Passover Recipes for the Festive Meal
After the first reading of the Haggadah, a festive kosher-for-Passover meal is eaten. Depending on whether the host is of Ashkenazic or Sephardic origin will determine what types of dishes are served, and what foods are acceptable during Passover (for example, Sephardics eat rice while Ashkenazi do not).
The meal often begins with a soup, such as matzo ball soup, and sometimes an egg drop soup (hard-boiled eggs in cold saltwater). Next is a fish course like gefilte fish. This is a blended mixture of a minced whitefish (such as pike) and onion, seasonings, and herbs that is molded into individual loaves and then poached. It can be sweet or savory and is served with horseradish.

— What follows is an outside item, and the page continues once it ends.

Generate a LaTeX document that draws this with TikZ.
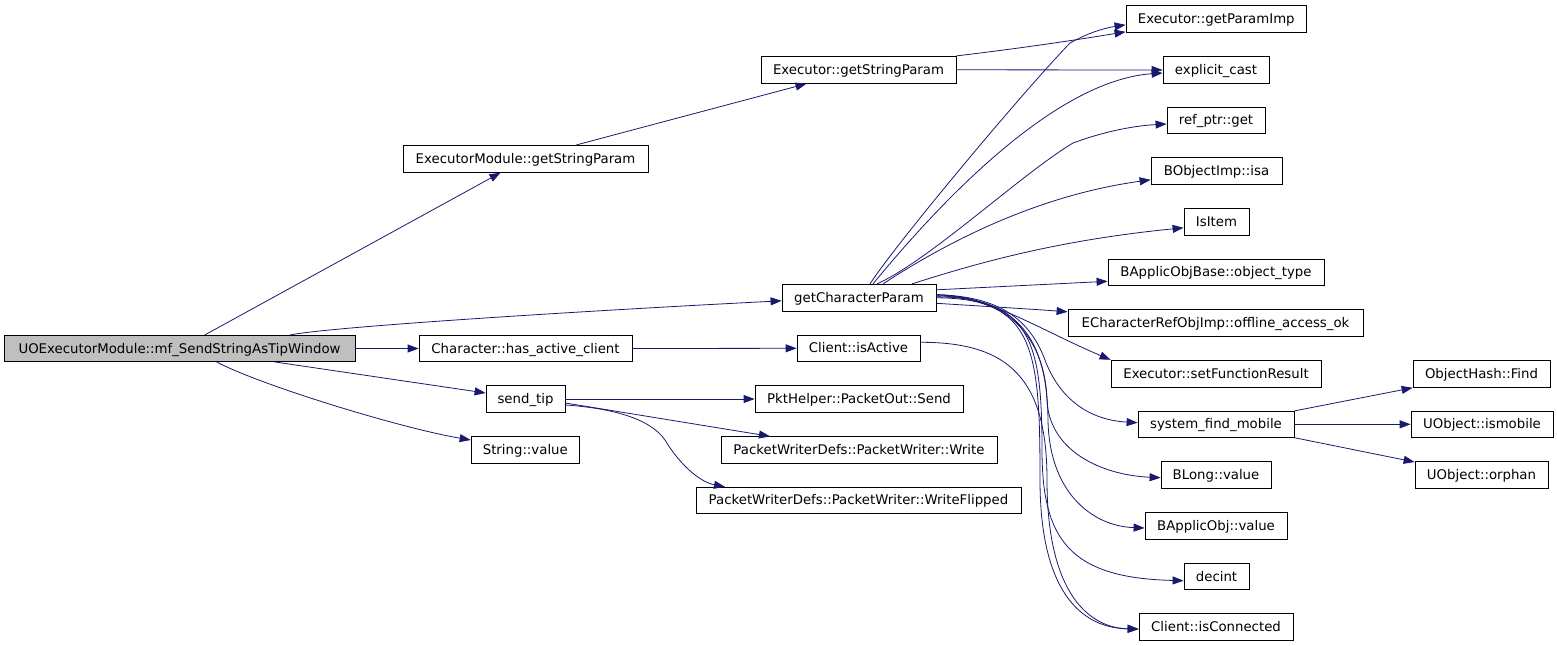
\documentclass[tikz,border=0pt]{standalone}
\usepackage{fontspec}
\setmainfont{DejaVu Sans}
\usetikzlibrary{arrows.meta,calc}
\definecolor{edgeblue}{HTML}{191970}
\definecolor{mainfill}{HTML}{BFBFBF}
\begin{document}
\begin{tikzpicture}[x=1pt,y=-1pt,
  box/.style={draw=black, line width=0.8pt, fill=white, inner sep=0pt,
    text height=10.5pt, text depth=1.5pt, font=\fontsize{13.3}{15}\selectfont},
  link/.style={draw=edgeblue, line width=0.8pt, -{Triangle[length=11pt,width=8pt]}}]
\useasboundingbox (0,0) rectangle (1557,645);
% nodes
\node[box, fill=mainfill, minimum width=351pt, minimum height=26pt] (main) at (179.5,348.5) {UOExecutorModule::mf\_SendStringAsTipWindow};
\node[box, minimum width=245pt, minimum height=27pt] (esp) at (525.5,158.8) {ExecutorModule::getStringParam};
\node[box, minimum width=195pt, minimum height=27pt] (xsp) at (858.5,69.8) {Executor::getStringParam};
\node[box, minimum width=154pt, minimum height=27pt] (gcp) at (859,297.8) {getCharacterParam};
\node[box, minimum width=213pt, minimum height=26pt] (hac) at (525.5,348.5) {Character::has\_active\_client};
\node[box, minimum width=123pt, minimum height=26pt] (isa) at (858.5,348.3) {Client::isActive};
\node[box, minimum width=79pt, minimum height=26.6pt] (st) at (525.5,399) {send\_tip};
\node[box, minimum width=108.5pt, minimum height=26.6pt] (sv) at (525.3,450) {String::value};
\node[box, minimum width=208pt, minimum height=26.6pt] (pos) at (859,399) {PktHelper::PacketOut::Send};
\node[box, minimum width=276pt, minimum height=26.6pt] (pw) at (859,450) {PacketWriterDefs::PacketWriter::Write};
\node[box, minimum width=325pt, minimum height=26pt] (pwf) at (858.5,500.3) {PacketWriterDefs::PacketWriter::WriteFlipped};
\node[box, minimum width=180.7pt, minimum height=27pt] (gpi) at (1216.3,18.8) {Executor::getParamImp};
\node[box, minimum width=106pt, minimum height=26.6pt] (ec) at (1216,70) {explicit\_cast};
\node[box, minimum width=98pt, minimum height=26pt] (rpg) at (1216,120.3) {ref\_ptr::get};
\node[box, minimum width=131pt, minimum height=27pt] (boi) at (1216.5,170.8) {BObjectImp::isa};
\node[box, minimum width=65pt, minimum height=27pt] (ii) at (1216.5,221.8) {IsItem};
\node[box, minimum width=216pt, minimum height=26pt] (aob) at (1216,272.3) {BApplicObjBase::object\_type};
\node[box, minimum width=295pt, minimum height=27pt] (ecr) at (1215.5,322.8) {ECharacterRefObjImp::offline\_access\_ok};
\node[box, minimum width=210pt, minimum height=27pt] (sfr) at (1216,373.8) {Executor::setFunctionResult};
\node[box, minimum width=156pt, minimum height=26pt] (sfm) at (1216,424.3) {system\_find\_mobile};
\node[box, minimum width=110pt, minimum height=26.6pt] (bl) at (1216,475) {BLong::value};
\node[box, minimum width=142pt, minimum height=26.6pt] (bao) at (1216,526) {BApplicObj::value};
\node[box, minimum width=65pt, minimum height=25.6pt] (di) at (1216.5,576.5) {decint};
\node[box, minimum width=154pt, minimum height=26.6pt] (ic) at (1216,627) {Client::isConnected};
\node[box, minimum width=137pt, minimum height=27pt] (ohf) at (1481.5,373.8) {ObjectHash::Find};
\node[box, minimum width=142pt, minimum height=26pt] (uom) at (1482,424.3) {UObject::ismobile};
\node[box, minimum width=133pt, minimum height=26.6pt] (uoo) at (1481.5,475) {UObject::orphan};
% edges from main
\draw[link] ([xshift=25pt]main.north) -- ([xshift=-25pt]esp.south);
\draw[link] ([xshift=110pt]main.north) .. controls (330,326.5) and (600,310) .. ([yshift=-3pt]gcp.west);
\draw[link] (main.east) -- (hac.west);
\draw[link] ([xshift=95pt]main.south) -- ([yshift=6pt]st.west);
\draw[link] ([xshift=37pt]main.south) .. controls (260,385) and (400,428) .. ([yshift=10pt]sv.west);
% ExecutorModule::getStringParam
\draw[link] ([xshift=51pt]esp.north) -- ([xshift=-52pt]xsp.south);
% Executor::getStringParam
\draw[link] (xsp.north east) .. controls (1040,46) and (1100,36) .. ([yshift=-13pt]gpi.west);
\draw[link] (xsp.east) -- (ec.west);
% getCharacterParam
\draw[link] ([xshift=11pt]gcp.north) .. controls (895,245) and (1020,95) .. (1070,43) .. controls (1090,32) and (1105,28) .. ([yshift=-6pt]gpi.west);
\draw[link] ([xshift=14pt]gcp.north) .. controls (950,190) and (1060,80) .. ([yshift=-3pt]ec.west);
\draw[link] ([xshift=18pt]gcp.north) .. controls (930,260) and (1020,175) .. (1073,143) .. controls (1100,133) and (1130,126) .. ([yshift=-3.7pt]rpg.west);
\draw[link] ([xshift=24pt]gcp.north) .. controls (950,240) and (1040,195) .. ([yshift=-9pt]boi.west);
\draw[link] ([xshift=53pt]gcp.north) .. controls (980,262) and (1060,240) .. ([yshift=-6pt]ii.west);
\draw[link] ([yshift=8pt]gcp.east) -- ([yshift=-9pt]aob.west);
\draw[link] ([yshift=-5.5pt]gcp.east) .. controls (980,306) and (1030,309) .. ([yshift=11pt]ecr.west);
\draw[link] ([yshift=3pt]gcp.east) .. controls (990,296) and (1040,330) .. ([yshift=14pt]sfr.west);
\draw[link] ([yshift=3pt]gcp.east) .. controls (1000,296) and (1030,320) .. (1045,360) .. controls (1060,400) and (1090,420) .. ([yshift=1.6pt]sfm.west);
\draw[link] ([yshift=3pt]gcp.east) .. controls (1010,296) and (1045,340) .. (1047,400) .. controls (1049,450) and (1100,475) .. ([yshift=-2.7pt]bl.west);
\draw[link] ([yshift=2pt]gcp.east) .. controls (1020,298) and (1047,340) .. (1048,420) .. controls (1049,490) and (1090,526) .. ([yshift=-2pt]bao.west);
\draw[link] ([yshift=1pt]gcp.east) .. controls (1030,298) and (1042,340) .. (1042,450) .. controls (1042,540) and (1070,578) .. ([yshift=-4.2pt]di.west);
\draw[link] (gcp.east) .. controls (1035,298) and (1040,350) .. (1040,480) .. controls (1040,590) and (1080,628) .. ([yshift=-2pt]ic.west);
% has_active_client / isActive
\draw[link] (hac.east) -- (isa.west);
\draw[link] ([yshift=6pt]isa.east) .. controls (1010,342) and (1047,380) .. (1047,480) .. controls (1047,595) and (1090,628) .. ([yshift=-2pt]ic.west);
% send_tip
\draw[link] (st.east) -- (pos.west);
\draw[link] ([yshift=-4pt]st.east) -- ([xshift=-89pt]pw.north);
\draw[link] ([yshift=-6pt]st.east) .. controls (610,408) and (650,418) .. (665,440) .. controls (680,465) and (700,482) .. ([xshift=-133.5pt]pwf.north);
% system_find_mobile
\draw[link] (sfm.north east) -- ([yshift=-14pt]ohf.west);
\draw[link] (sfm.east) -- (uom.west);
\draw[link] (sfm.south east) -- ([yshift=13pt]uoo.west);
\end{tikzpicture}
\end{document}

Although you can really serve anything for the Passover dinner—as long as the ingredients are kosher for Passover—there are a few recipes that are traditional. Sweet brisket, for example, made with ingredients like cola or chili sauce, is a quintessential centerpiece, as is a roasted chicken. Since a starch including flour is not permitted, potatoes are a ubiquitous side dish; they can be as simple as roasted potatoes, made into Passover potato latkes, or prepared into a casserole like a kugel.
Although almost any vegetable will do at the Passover meal, there are a few that fall under the category of kitniyot, which includes legumes, beans, peas, rice, millet, corn, and seeds. There are some Ashkenazi Jews who choose not to eat kitniyot (foods that can be pulverized into a flour) on Passover, so peas, corn, and beans may be eliminated from the menu. That still leaves plenty of other choices, though, such as Miriam's red cabbage and colorful cauliflower. Asparagus and artichokes are always a nice idea since they are Spring vegetables.
Dessert can be a little tricky since so many contain flour or rise when baked. However, there are plenty of kosher for Passover and gluten-free cakes and cookies that are delicious and perfect to serve at the end of the festive meal. A dried fruit compote or a fresh berry salad is also a wonderful accompaniment to the dessert selections.